**Written instruction:**
Output the line that holds "Reproduce this chart", the line that holds "const total = values.reduce((a, b)", and every line between them, exactly, but none of the pictures.

Code that draws figures:
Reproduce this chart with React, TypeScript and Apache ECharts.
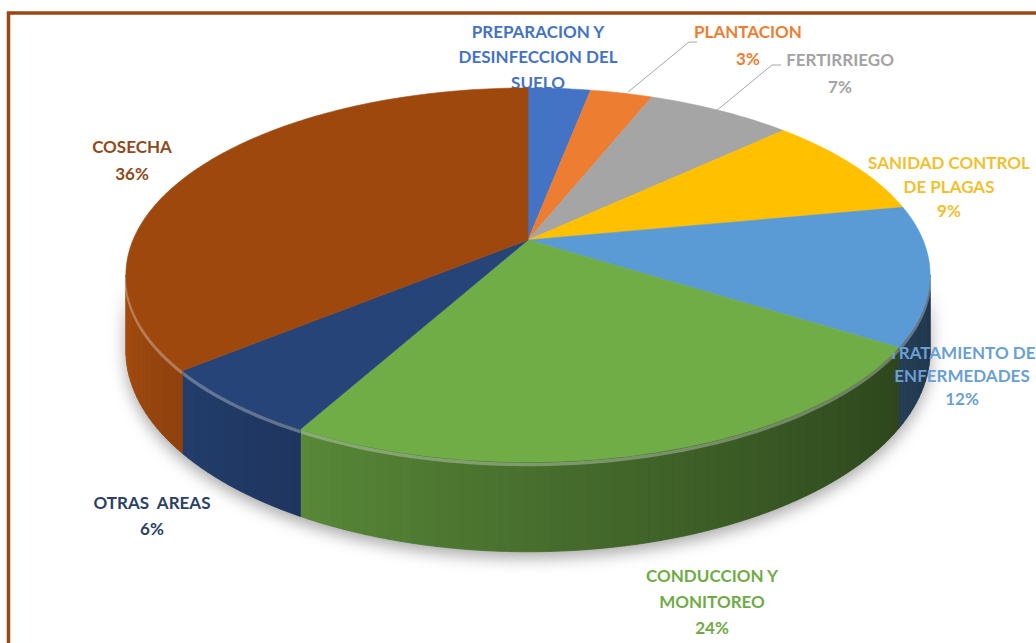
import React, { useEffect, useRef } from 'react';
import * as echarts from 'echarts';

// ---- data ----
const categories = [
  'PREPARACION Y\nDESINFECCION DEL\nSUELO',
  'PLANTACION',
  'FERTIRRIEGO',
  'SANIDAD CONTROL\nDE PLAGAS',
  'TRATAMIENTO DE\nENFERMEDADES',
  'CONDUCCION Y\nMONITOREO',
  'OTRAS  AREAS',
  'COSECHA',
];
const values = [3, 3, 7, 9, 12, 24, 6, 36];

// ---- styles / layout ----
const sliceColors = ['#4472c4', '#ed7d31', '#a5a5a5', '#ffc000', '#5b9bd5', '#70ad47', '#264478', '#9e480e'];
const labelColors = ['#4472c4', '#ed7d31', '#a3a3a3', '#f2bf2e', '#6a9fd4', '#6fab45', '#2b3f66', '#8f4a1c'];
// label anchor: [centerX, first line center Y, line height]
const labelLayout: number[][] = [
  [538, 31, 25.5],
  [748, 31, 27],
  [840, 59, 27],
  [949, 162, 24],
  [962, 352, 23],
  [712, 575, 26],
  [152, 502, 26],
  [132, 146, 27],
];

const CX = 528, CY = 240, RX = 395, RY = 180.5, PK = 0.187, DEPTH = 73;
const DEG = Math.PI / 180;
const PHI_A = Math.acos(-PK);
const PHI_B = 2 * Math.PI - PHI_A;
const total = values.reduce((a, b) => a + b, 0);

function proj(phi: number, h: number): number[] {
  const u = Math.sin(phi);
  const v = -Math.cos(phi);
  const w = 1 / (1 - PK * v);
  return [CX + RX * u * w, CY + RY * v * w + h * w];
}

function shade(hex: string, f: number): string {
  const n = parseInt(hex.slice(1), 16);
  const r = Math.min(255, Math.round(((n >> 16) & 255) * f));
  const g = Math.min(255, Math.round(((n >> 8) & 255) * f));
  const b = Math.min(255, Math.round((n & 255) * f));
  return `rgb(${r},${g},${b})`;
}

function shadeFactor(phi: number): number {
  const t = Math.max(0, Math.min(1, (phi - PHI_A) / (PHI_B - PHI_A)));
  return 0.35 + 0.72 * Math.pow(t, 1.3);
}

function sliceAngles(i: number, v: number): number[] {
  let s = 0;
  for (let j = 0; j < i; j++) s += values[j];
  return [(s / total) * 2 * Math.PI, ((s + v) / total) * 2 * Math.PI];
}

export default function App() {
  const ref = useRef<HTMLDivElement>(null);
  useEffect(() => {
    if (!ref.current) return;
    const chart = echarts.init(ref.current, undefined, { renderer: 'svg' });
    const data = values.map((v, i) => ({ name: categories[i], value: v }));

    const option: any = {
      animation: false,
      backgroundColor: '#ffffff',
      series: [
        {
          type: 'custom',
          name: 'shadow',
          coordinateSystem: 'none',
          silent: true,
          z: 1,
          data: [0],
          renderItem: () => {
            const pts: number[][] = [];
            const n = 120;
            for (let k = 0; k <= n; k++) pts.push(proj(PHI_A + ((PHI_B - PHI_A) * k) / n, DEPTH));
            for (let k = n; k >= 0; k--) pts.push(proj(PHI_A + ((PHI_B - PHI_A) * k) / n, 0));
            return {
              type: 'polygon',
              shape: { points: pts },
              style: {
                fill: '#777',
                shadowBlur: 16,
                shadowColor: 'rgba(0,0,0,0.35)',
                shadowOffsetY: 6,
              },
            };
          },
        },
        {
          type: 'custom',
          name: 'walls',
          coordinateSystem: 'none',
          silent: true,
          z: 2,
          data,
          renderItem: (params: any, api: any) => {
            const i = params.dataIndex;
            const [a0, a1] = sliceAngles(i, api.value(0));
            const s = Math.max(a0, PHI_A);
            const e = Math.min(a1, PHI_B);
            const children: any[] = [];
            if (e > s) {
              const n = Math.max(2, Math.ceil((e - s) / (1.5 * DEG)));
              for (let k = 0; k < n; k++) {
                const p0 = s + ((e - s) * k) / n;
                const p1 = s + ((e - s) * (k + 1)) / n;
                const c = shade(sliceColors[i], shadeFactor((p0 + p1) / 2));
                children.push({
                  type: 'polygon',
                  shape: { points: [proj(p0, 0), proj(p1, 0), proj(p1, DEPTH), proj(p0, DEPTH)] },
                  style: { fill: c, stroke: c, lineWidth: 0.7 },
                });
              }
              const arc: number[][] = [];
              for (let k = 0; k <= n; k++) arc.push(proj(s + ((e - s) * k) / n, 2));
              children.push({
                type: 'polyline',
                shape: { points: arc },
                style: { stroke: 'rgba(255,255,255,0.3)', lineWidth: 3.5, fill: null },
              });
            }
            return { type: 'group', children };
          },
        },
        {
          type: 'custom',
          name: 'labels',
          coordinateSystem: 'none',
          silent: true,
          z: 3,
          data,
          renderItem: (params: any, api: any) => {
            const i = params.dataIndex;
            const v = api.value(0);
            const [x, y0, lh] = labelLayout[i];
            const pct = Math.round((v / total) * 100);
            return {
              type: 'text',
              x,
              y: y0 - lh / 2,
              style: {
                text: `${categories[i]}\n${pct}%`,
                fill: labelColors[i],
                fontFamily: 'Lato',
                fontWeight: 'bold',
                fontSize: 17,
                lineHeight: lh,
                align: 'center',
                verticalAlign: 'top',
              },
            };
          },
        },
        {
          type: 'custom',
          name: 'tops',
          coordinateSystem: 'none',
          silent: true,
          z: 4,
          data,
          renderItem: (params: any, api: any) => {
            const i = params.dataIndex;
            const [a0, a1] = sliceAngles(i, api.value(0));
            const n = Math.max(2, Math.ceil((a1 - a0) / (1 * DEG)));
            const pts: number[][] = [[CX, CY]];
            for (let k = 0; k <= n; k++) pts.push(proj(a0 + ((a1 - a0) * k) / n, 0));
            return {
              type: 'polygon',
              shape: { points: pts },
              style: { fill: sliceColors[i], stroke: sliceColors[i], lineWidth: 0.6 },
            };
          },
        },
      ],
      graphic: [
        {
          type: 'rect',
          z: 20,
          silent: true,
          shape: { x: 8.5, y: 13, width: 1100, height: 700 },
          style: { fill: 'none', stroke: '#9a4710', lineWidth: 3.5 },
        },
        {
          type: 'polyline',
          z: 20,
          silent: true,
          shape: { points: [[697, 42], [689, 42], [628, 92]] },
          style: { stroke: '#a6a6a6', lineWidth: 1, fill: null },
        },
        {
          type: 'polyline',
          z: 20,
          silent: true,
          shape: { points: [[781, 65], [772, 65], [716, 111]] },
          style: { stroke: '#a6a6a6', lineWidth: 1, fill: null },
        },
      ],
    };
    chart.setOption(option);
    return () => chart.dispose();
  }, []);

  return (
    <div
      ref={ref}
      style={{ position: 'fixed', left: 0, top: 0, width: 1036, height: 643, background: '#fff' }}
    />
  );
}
---
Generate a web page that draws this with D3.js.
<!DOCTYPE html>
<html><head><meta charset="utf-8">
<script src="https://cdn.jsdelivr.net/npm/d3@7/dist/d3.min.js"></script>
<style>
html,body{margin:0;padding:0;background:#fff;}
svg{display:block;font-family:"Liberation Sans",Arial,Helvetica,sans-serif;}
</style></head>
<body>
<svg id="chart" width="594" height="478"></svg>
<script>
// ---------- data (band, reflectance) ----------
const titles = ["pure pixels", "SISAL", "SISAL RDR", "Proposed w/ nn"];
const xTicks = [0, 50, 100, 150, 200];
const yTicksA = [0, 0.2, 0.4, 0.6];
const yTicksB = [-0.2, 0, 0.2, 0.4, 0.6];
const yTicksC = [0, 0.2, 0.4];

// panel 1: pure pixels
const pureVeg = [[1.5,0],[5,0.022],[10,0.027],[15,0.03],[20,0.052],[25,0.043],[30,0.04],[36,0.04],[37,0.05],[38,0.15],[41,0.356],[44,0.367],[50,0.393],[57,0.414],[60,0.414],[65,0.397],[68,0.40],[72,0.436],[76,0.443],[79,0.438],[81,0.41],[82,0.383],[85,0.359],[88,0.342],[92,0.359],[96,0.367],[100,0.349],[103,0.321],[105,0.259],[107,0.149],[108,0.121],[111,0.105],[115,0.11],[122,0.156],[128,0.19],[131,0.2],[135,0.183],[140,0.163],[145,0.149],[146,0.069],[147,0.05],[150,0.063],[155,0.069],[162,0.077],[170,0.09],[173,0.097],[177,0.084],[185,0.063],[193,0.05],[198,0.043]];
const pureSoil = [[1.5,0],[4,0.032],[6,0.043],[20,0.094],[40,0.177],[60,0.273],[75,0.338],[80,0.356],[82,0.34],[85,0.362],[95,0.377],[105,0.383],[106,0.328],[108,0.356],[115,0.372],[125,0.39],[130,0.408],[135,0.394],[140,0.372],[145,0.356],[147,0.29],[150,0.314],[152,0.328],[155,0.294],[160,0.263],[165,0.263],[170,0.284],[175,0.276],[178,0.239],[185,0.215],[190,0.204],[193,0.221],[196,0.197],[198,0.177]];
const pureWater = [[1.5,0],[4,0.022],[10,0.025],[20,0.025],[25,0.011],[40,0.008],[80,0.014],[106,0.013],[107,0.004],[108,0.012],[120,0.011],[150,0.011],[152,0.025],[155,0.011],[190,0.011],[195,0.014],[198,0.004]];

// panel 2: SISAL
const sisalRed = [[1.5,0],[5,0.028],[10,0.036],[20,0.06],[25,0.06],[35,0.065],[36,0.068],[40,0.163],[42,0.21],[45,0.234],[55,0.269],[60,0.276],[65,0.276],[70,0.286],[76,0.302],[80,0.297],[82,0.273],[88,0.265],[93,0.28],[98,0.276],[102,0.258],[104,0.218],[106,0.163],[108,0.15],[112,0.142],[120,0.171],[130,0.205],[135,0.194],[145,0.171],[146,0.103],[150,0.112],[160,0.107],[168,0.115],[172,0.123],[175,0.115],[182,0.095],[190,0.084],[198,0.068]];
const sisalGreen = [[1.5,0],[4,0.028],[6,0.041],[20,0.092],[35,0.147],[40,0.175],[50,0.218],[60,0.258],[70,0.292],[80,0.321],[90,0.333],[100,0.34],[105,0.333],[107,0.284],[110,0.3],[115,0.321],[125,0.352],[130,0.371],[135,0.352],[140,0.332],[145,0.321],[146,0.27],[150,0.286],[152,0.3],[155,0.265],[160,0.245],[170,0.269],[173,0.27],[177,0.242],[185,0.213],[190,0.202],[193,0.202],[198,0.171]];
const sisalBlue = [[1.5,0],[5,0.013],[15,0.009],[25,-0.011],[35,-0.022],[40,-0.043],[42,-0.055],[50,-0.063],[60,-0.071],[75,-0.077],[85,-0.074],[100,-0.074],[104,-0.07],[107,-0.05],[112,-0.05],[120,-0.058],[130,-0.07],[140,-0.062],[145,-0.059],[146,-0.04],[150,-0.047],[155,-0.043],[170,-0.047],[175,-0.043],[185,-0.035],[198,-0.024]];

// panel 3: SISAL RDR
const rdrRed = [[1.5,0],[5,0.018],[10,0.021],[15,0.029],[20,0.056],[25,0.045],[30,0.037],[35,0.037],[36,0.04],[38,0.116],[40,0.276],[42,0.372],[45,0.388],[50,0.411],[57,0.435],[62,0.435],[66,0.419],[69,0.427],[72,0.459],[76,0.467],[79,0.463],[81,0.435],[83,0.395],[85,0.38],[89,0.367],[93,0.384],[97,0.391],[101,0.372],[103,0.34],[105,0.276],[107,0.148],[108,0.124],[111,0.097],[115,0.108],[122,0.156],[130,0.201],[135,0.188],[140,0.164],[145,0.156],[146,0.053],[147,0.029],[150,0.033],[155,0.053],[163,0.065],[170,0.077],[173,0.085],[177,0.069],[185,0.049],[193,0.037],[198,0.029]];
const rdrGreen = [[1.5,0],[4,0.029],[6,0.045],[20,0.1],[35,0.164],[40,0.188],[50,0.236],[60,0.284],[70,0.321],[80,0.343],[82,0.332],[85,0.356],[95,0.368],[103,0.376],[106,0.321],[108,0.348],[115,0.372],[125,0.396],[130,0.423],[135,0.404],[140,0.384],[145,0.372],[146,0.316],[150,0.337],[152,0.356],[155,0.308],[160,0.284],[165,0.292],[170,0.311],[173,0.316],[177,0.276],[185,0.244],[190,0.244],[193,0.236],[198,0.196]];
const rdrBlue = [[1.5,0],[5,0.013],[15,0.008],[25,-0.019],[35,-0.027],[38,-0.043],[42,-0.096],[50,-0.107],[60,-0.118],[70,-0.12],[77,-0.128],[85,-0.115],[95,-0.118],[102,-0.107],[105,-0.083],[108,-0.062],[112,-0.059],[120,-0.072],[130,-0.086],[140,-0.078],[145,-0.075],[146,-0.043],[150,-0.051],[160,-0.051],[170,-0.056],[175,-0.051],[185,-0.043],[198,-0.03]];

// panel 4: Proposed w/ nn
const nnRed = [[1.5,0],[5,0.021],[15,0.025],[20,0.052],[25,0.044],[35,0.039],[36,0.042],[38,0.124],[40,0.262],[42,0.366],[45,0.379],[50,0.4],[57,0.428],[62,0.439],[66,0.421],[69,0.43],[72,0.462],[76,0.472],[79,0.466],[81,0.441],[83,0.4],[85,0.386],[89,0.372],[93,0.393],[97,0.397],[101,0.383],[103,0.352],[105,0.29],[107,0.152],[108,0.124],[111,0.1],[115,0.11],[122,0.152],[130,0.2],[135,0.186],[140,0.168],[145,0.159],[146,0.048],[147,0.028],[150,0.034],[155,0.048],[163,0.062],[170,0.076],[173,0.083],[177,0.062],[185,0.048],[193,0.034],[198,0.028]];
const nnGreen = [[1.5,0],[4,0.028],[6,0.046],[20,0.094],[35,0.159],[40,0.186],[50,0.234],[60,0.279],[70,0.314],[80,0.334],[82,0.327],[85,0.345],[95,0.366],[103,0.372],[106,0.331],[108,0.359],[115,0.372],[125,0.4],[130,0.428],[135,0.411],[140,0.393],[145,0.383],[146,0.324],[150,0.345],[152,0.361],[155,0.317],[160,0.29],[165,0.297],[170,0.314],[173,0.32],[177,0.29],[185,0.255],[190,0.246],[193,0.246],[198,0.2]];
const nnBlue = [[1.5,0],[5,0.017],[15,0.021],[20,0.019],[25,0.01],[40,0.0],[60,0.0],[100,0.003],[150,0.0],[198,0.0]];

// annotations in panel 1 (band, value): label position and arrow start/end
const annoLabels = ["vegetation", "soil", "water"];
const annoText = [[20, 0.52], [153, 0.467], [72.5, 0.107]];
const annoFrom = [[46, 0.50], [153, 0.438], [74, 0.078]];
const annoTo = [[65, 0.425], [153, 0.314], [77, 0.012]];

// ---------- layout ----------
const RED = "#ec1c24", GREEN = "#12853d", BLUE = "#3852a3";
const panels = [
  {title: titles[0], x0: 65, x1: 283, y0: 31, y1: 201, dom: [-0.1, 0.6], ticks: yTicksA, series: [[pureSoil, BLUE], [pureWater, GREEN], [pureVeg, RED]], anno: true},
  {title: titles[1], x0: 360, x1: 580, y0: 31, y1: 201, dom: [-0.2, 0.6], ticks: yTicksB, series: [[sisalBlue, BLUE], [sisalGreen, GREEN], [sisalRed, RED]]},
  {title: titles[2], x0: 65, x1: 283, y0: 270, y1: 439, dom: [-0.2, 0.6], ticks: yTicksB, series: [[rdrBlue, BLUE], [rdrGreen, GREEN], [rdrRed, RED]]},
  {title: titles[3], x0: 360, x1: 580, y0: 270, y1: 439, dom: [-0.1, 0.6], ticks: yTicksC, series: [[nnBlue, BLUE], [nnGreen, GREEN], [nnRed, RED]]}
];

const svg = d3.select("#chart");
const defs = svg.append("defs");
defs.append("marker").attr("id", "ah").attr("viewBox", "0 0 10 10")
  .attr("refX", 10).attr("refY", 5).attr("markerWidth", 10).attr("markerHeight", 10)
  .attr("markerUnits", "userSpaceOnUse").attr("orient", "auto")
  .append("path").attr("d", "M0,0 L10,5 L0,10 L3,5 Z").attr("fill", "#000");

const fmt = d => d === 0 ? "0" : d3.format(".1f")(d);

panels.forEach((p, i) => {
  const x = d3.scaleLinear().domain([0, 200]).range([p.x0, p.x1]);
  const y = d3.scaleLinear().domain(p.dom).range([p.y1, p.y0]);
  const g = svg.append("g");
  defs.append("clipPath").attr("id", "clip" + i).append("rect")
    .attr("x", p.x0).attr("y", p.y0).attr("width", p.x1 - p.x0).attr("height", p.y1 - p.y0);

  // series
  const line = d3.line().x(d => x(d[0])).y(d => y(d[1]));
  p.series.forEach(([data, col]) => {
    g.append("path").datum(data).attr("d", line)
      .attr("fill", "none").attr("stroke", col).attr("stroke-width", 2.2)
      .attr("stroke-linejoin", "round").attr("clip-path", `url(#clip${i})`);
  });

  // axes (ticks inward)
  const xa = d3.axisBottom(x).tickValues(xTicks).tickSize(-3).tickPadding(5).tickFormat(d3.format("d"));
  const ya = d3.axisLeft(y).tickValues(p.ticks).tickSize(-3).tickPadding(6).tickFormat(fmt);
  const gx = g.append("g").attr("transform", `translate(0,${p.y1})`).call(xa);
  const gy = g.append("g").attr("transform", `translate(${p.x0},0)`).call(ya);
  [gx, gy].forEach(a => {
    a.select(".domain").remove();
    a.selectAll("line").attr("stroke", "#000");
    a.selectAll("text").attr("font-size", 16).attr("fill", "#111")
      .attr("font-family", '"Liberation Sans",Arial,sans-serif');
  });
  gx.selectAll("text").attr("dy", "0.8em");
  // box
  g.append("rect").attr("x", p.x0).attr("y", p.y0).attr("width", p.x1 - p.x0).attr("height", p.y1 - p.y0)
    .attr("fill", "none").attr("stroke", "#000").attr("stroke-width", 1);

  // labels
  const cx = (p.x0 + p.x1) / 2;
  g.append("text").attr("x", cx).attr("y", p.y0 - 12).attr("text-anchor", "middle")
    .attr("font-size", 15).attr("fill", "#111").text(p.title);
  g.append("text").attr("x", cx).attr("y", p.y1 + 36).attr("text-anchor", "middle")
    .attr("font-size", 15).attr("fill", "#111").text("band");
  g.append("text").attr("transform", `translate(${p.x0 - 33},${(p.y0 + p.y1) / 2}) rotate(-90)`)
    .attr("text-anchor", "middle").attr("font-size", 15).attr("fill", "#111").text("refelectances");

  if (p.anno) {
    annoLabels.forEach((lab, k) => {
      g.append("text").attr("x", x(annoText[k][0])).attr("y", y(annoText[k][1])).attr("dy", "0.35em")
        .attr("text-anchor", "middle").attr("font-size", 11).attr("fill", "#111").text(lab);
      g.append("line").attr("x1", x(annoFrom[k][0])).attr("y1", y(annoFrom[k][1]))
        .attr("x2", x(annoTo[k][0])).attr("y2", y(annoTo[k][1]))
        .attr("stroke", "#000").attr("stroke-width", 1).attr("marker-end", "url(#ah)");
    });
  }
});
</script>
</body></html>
...
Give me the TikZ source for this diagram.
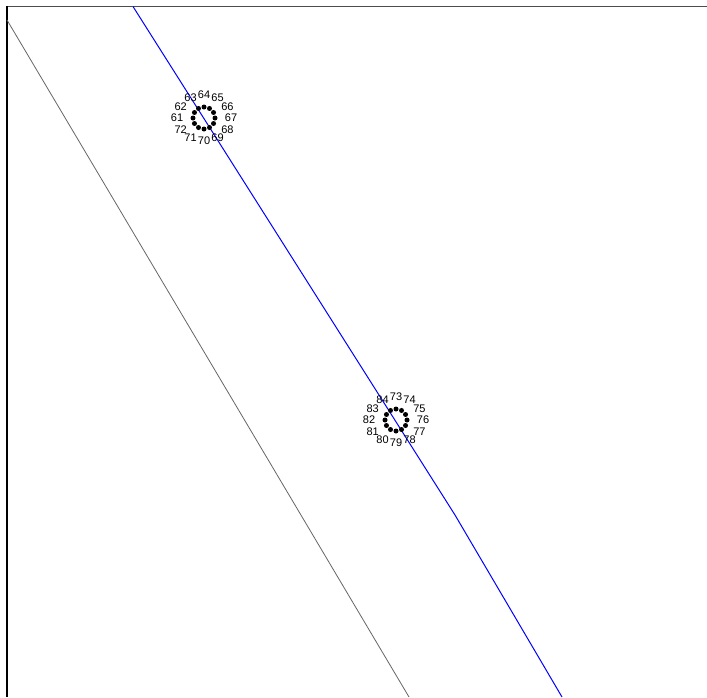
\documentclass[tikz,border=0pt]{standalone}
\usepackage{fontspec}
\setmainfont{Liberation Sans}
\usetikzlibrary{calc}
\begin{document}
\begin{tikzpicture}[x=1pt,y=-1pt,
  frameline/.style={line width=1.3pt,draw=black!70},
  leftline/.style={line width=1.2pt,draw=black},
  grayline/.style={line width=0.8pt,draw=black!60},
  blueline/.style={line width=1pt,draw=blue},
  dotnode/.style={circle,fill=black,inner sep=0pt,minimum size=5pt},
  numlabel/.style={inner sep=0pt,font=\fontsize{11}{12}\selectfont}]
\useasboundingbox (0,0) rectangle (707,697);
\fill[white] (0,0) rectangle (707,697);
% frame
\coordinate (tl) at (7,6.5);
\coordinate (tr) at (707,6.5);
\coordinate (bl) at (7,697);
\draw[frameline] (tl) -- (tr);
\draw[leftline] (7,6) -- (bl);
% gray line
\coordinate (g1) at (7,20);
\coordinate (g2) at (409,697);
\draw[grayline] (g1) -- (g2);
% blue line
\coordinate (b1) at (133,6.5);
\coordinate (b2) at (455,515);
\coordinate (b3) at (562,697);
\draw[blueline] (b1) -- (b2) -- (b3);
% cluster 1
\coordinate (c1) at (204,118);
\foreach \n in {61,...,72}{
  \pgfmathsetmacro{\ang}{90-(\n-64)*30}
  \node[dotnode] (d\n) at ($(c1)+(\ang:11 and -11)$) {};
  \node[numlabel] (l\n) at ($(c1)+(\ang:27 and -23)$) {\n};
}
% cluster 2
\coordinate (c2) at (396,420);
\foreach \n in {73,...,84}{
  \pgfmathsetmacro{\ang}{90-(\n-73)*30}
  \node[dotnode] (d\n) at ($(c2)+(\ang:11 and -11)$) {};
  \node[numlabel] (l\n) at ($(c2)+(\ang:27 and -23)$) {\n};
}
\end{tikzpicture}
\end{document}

**The response:**
Reproduce this chart with React, TypeScript and Apache ECharts.
import React, { useEffect, useRef } from 'react';
import * as echarts from 'echarts';

// ---- data ----
const categories = [
  'PREPARACION Y\nDESINFECCION DEL\nSUELO',
  'PLANTACION',
  'FERTIRRIEGO',
  'SANIDAD CONTROL\nDE PLAGAS',
  'TRATAMIENTO DE\nENFERMEDADES',
  'CONDUCCION Y\nMONITOREO',
  'OTRAS  AREAS',
  'COSECHA',
];
const values = [3, 3, 7, 9, 12, 24, 6, 36];

// ---- styles / layout ----
const sliceColors = ['#4472c4', '#ed7d31', '#a5a5a5', '#ffc000', '#5b9bd5', '#70ad47', '#264478', '#9e480e'];
const labelColors = ['#4472c4', '#ed7d31', '#a3a3a3', '#f2bf2e', '#6a9fd4', '#6fab45', '#2b3f66', '#8f4a1c'];
// label anchor: [centerX, first line center Y, line height]
const labelLayout: number[][] = [
  [538, 31, 25.5],
  [748, 31, 27],
  [840, 59, 27],
  [949, 162, 24],
  [962, 352, 23],
  [712, 575, 26],
  [152, 502, 26],
  [132, 146, 27],
];

const CX = 528, CY = 240, RX = 395, RY = 180.5, PK = 0.187, DEPTH = 73;
const DEG = Math.PI / 180;
const PHI_A = Math.acos(-PK);
const PHI_B = 2 * Math.PI - PHI_A;
const total = values.reduce((a, b) => a + b, 0);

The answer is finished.